Ende August 2018 weigerte sich die 15-jährige schwedische Schülerin Greta Thunberg, nach den Sommerferien in die Schule zurückzukehren, und stellte sich stattdessen mit einem Schild mit der Aufschrift "Skolstrejk för klimatet" vor das Parlamentsgebäude in Stockholm. Nach drei Wochen erklärte sie unter dem Hashtag "Fridays for Future", ihren bis dahin täglichen Unterrichtsboykott freitags fortsetzen zu wollen, bis die schwedische Klimapolitik an den Zielen des 2015 geschlossenen internationalen Pariser Klimaabkommens ausgerichtet sei. Ihr Protest fand bald zahlreiche Unterstützer und Nachahmerinnen weltweit. Ab Dezember 2018 fanden auch in Deutschland Schulstreiks statt.
Inzwischen ist Greta Thunberg mit dem Alternativen Nobelpreis ausgezeichnet worden und Fridays for Future eine internationale Bewegung, an deren jüngstem Aktionshöhepunkt, dem "Globalen Klimastreik" am 20. September 2019, rund vier Millionen Menschen teilnahmen, über ein Viertel davon in Deutschland. Durch die Dimension und Dynamik dieser umweltpolitischen Mobilisierung erfahren das seit Jahrzehnten bekannte Problem des menschengemachten Klimawandels und die Herausforderung, sich national wie international über geeignete Ansätze sowohl für seine Begrenzung als auch für eine Anpassung an seine Folgen zu verständigen, eine bisher unerreichte gesellschaftliche Politisierung.

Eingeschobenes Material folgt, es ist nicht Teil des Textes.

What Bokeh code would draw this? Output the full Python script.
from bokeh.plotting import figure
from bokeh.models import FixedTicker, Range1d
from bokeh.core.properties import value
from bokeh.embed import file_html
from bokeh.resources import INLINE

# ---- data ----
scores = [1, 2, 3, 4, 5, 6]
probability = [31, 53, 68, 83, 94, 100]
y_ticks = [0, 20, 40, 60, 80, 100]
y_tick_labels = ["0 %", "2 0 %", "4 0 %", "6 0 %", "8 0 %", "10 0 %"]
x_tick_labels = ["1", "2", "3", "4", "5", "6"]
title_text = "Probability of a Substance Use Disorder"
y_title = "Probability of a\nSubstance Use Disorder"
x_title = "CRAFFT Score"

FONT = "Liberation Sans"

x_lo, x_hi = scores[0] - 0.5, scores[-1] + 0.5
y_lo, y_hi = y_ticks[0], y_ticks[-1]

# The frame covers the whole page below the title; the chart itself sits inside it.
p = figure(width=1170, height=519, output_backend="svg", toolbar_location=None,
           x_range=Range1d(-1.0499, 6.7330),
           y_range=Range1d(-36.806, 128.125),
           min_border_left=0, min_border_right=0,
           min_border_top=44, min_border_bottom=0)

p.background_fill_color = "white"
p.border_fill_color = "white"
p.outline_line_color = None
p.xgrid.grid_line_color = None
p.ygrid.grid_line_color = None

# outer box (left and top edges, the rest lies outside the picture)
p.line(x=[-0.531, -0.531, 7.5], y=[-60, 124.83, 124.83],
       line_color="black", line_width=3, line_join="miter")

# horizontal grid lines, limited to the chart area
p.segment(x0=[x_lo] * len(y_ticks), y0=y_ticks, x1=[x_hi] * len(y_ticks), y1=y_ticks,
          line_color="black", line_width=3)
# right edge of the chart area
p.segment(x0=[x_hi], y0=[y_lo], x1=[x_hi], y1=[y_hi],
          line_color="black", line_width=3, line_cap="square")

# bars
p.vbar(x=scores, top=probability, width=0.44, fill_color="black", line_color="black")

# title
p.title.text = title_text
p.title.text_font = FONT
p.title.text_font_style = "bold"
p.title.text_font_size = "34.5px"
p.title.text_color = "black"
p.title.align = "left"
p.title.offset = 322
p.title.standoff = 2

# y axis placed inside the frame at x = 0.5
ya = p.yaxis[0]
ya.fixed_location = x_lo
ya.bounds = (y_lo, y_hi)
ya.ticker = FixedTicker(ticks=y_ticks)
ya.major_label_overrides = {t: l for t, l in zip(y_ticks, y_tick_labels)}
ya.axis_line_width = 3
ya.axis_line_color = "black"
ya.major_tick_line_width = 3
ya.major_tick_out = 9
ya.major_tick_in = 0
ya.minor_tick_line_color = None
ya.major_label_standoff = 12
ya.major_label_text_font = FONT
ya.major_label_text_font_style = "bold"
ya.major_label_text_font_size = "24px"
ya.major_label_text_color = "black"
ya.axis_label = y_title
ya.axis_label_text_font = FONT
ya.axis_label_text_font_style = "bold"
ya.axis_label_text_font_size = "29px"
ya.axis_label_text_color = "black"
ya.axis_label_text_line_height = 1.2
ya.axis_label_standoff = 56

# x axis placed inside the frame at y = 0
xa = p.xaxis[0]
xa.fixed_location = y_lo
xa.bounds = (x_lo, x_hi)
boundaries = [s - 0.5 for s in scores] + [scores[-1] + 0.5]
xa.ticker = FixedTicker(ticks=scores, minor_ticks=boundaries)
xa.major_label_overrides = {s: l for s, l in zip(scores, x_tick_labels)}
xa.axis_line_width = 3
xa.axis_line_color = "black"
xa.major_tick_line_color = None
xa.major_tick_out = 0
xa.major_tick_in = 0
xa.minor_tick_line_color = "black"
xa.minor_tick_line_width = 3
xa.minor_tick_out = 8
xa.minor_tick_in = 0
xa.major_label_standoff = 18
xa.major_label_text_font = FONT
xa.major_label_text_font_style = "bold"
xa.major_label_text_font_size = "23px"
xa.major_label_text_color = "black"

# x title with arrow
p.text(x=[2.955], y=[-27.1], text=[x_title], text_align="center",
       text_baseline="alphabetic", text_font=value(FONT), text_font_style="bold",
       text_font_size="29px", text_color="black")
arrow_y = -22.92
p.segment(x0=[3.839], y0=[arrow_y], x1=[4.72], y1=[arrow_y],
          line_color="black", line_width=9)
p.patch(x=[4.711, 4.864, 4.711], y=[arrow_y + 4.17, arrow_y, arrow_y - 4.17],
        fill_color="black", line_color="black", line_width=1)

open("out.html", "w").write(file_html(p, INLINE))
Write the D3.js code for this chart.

Alte Fragen werden mit neuem Nachdruck diskutiert: Wie lässt sich die Reduktion klimaschädlicher CO2-Emissionen effektiv umsetzen? Welche politischen Weichenstellungen sind prioritär? Welche Rolle können marktwirtschaftliche Mechanismen beim Klimaschutz spielen? Und was tragen Verhaltensänderungen auf individueller Ebene bei? Zugleich wird die Klimadebatte selbst kritisch reflektiert. Die im öffentlichen Diskurs zur Klimafrage verbreiteten Katastrophenszenarien, Verzichtsaufforderungen und verkürzten Darstellungen von Zusammenhängen erschweren eine rationale und konsensuale Politikgestaltung.